That all may sound awful, but the DMCB likes to keep the following factors in mind:
1) The lifetime risk of cancer from exposure to the radiation from a CAT scan is highest among children, but that pales compared to the more immediate risks that come from sedating children to keep them from moving. In the real world of clinical practice, this risk threshold is already considered so high that the added 0.7% risk from the radiation is not much of an additional consideration. Informed guardians already have a powerful incentive to keep CAT scan use to an absolute minimum - and they generally do.
2) As for the grown-ups, stumbling over the assessment of the real magnitude of risk may be a function of innumeracy, but the DMCB believes it can be managed by asking 'compared to what?' So while a CAT scan can present a lifetime risk of hundreths to tenths of one percent:
- having high blood pressure gives 40 year old men an additional 4-5% (one in twenty) chance developing heart failure over a lifetime. The DMCB says know your blood pressure, get it treated if it's high and then smile when they take your picture with the CAT scan.

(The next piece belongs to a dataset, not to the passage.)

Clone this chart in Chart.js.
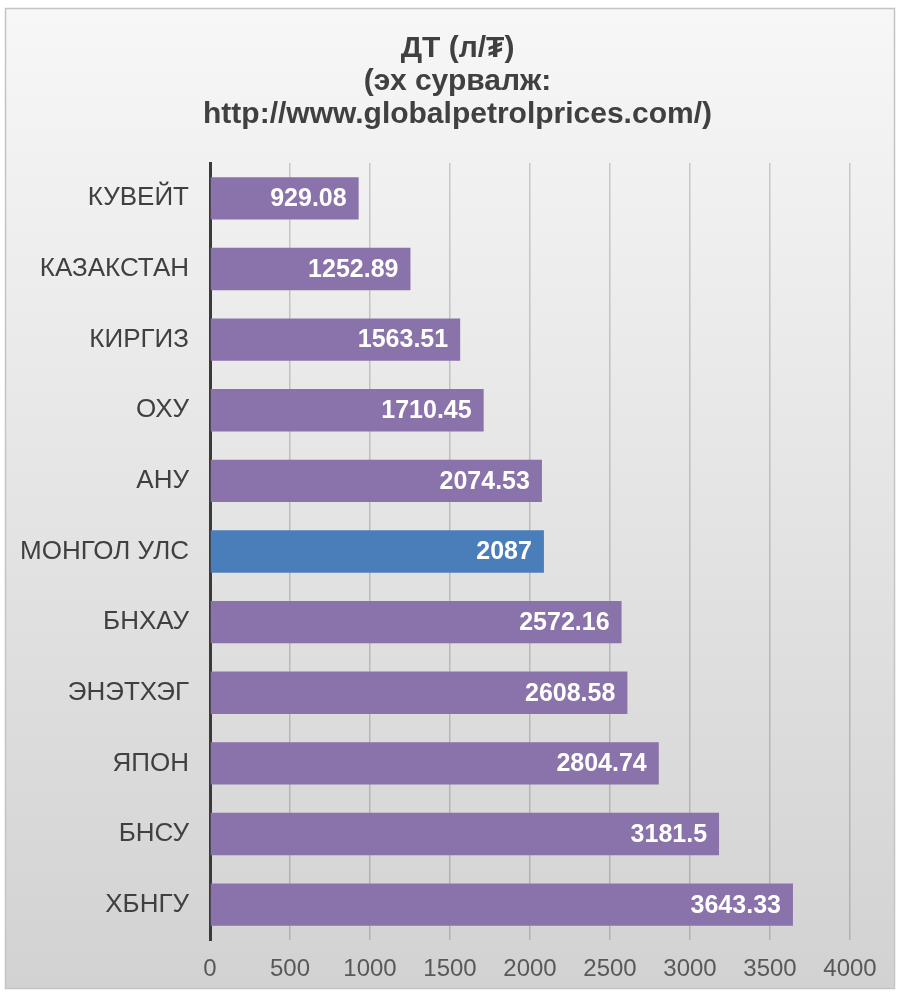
<!DOCTYPE html>
<html>
<head>
<meta charset="utf-8">
<script src="https://cdn.jsdelivr.net/npm/chart.js@4"></script>
<style>
  body { margin: 0; background: #fff; }
  #wrap { width: 899px; height: 992px; position: relative; }
</style>
</head>
<body>
<div id="wrap"><canvas id="myChart"></canvas></div>
<script>
const countries = ["КУВЕЙТ", "КАЗАКСТАН", "КИРГИЗ", "ОХУ", "АНУ", "МОНГОЛ УЛС",
    "БНХАУ", "ЭНЭТХЭГ", "ЯПОН", "БНСУ", "ХБНГУ"];
const prices = [929.08, 1252.89, 1563.51, 1710.45, 2074.53, 2087,
    2572.16, 2608.58, 2804.74, 3181.5, 3643.33];
const titleLines = ["ДТ (л/₮)", "(эх сурвалж:", "http://www.globalpetrolprices.com/)"];
const highlight = "МОНГОЛ УЛС";

const purple = '#8a72aa';
const blue = '#4a7ebb';

// gradient panel with thin border, like the office chart area
const panelBg = {
    id: 'panelBg',
    beforeDraw(chart) {
        const ctx = chart.ctx;
        const w = chart.width, h = chart.height;
        ctx.save();
        ctx.fillStyle = '#ffffff';
        ctx.fillRect(0, 0, w, h);
        const g = ctx.createLinearGradient(0, 8, 0, h - 3);
        g.addColorStop(0, '#f7f7f7');
        g.addColorStop(1, '#d2d2d2');
        ctx.fillStyle = g;
        ctx.fillRect(5, 8, w - 9, h - 11);
        ctx.strokeStyle = '#c4c4c4';
        ctx.lineWidth = 1.5;
        ctx.strokeRect(5.5, 8.5, w - 10, h - 12);
        ctx.restore();
    }
};

// white value labels inside the bar end
const valueLabels = {
    id: 'valueLabels',
    afterDatasetsDraw(chart) {
        const ctx = chart.ctx;
        const meta = chart.getDatasetMeta(0);
        ctx.save();
        ctx.font = 'bold 25px "Liberation Sans", Arial, sans-serif';
        ctx.fillStyle = '#ffffff';
        ctx.textAlign = 'right';
        ctx.textBaseline = 'middle';
        meta.data.forEach(function(bar, i) {
            ctx.fillText(String(prices[i]), bar.x - 12, bar.y + 1);
        });
        ctx.restore();
    }
};

const data = {
    labels: countries,
    datasets: [{
        data: prices,
        backgroundColor: countries.map(c => c === highlight ? blue : purple),
        barPercentage: 0.6,
        categoryPercentage: 1.0
    }]
};

const config = {
    type: 'bar',
    data: data,
    options: {
        indexAxis: 'y',
        responsive: true,
        maintainAspectRatio: false,
        animation: false,
        layout: {
            padding: { left: 16, right: 0, top: 0, bottom: 0 }
        },
        plugins: {
            legend: { display: false },
            tooltip: { enabled: false },
            title: {
                display: true,
                text: titleLines,
                color: '#404040',
                font: { family: '"Liberation Sans", Arial, sans-serif', size: 30, weight: 'bold', lineHeight: 1.1 },
                padding: { top: 32, bottom: 32 }
            }
        },
        scales: {
            x: {
                min: 0,
                max: 4000,
                afterFit(scale) { scale.height = 52; },
                ticks: {
                    stepSize: 500,
                    color: '#595959',
                    padding: 15,
                    callback: v => String(v),
                    font: { family: '"Liberation Sans Narrow", "Liberation Sans", Arial, sans-serif', size: 24 }
                },
                grid: {
                    color: 'rgba(0,0,0,0.17)',
                    lineWidth: 1.5,
                    drawTicks: false
                },
                border: { display: false }
            },
            y: {
                afterFit(scale) { scale.width = 194; },
                ticks: {
                    color: '#404040',
                    padding: 21,
                    font: { family: '"Liberation Sans", Arial, sans-serif', size: 26 }
                },
                grid: { display: false, drawTicks: false },
                border: { display: true, color: '#3a3a3a', width: 3 }
            },
            // empty right-hand spacer so the plot ends at 4000 like the original
            yRight: {
                type: 'linear',
                position: 'right',
                afterFit(scale) { scale.width = 49; },
                ticks: { display: false },
                grid: { display: false, drawTicks: false },
                border: { display: false }
            }
        }
    },
    plugins: [panelBg, valueLabels]
};

var myChart = new Chart(document.getElementById('myChart'), config);
</script>
</body>
</html>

- the risk of a brain hemorrhage from taking daily aspirin is 2 per 10,000 per year which is on the same order of magnitude every year as the lifetime cancer risk from a CAT scan. The DMCB doesn't recall any alarmist media reports on this risk. Hmmm. Once again, take two aspirins and smile for the scanner in the morning.

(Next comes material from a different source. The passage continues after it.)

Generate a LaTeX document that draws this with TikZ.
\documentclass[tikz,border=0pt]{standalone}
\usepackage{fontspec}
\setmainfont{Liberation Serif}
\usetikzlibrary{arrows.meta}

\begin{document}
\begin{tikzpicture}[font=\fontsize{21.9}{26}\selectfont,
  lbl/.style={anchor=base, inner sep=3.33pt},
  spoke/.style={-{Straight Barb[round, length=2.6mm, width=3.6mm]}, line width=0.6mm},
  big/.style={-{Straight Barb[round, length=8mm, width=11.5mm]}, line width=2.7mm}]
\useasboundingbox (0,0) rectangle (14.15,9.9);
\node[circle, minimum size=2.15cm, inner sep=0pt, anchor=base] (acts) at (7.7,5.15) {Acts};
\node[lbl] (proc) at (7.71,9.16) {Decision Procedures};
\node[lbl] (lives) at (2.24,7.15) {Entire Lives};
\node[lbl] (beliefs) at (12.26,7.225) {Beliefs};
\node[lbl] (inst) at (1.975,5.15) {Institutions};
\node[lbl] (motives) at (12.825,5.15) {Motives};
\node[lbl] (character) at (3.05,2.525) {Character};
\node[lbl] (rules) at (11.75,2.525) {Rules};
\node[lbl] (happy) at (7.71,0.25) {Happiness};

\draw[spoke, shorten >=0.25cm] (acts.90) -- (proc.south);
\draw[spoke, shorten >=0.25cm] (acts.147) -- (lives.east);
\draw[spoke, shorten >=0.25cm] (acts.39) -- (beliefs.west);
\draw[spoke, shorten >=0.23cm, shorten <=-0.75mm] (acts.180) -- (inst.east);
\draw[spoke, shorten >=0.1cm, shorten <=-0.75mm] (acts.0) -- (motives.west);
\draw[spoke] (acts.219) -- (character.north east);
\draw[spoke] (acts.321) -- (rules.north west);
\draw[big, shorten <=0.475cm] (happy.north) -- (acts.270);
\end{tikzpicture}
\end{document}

- the risk of a dying in a car accident during an average life time, according to this report, is 1 in 83, which works out to be more than 1% for every man, woman and child in the U.S. today. The DMCB recommends wearing a seat belt when you drive to your CAT scan appointment.
3) One way of gauging the risk of any health threat that is reported in the media is to examine the number of reports: the greater their number, stridency and alarm, the lower the real risk. The hubub over CAT scans suggests this inverse relationship is holding up.

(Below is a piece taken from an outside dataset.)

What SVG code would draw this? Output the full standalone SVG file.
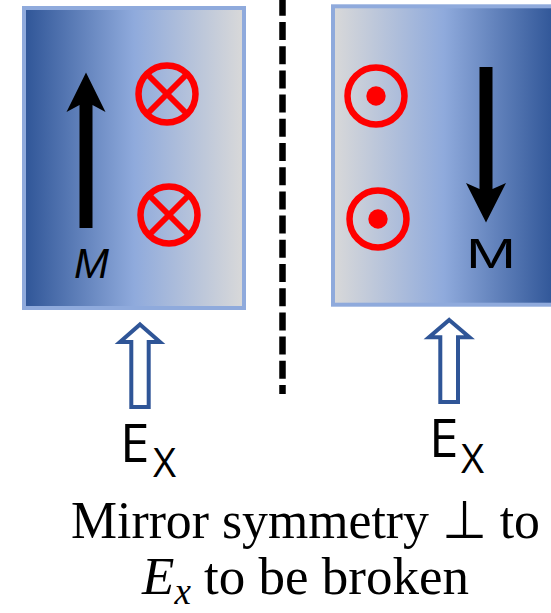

4) Yet, Radiology Benefit Managers (or 'RBMs') have long regarded the cancer risk associated with CAT scans (example here) as one factor in controlling their utilization. If unecessary CAT scans are 'denied' for coverage by managed care oganizations, is that now no longer evidence of 'evil' managed care putting profits before patients? Were they right all along?
The DMCB has always been less worried about the radiation dose from CAT scanners than their far more dangerous tendency to find abnormalities in the absence of disease. Asymptomatic spots, densities, signals and other lesions of dubious significance have always bedeviled physicians and their patients, leading to ever more sophisticated imaging studies. If patient fear over CAT scan radiation exposure leads to fewer scans with fewer of their inevitable false positives, that may ultimately be a good thing.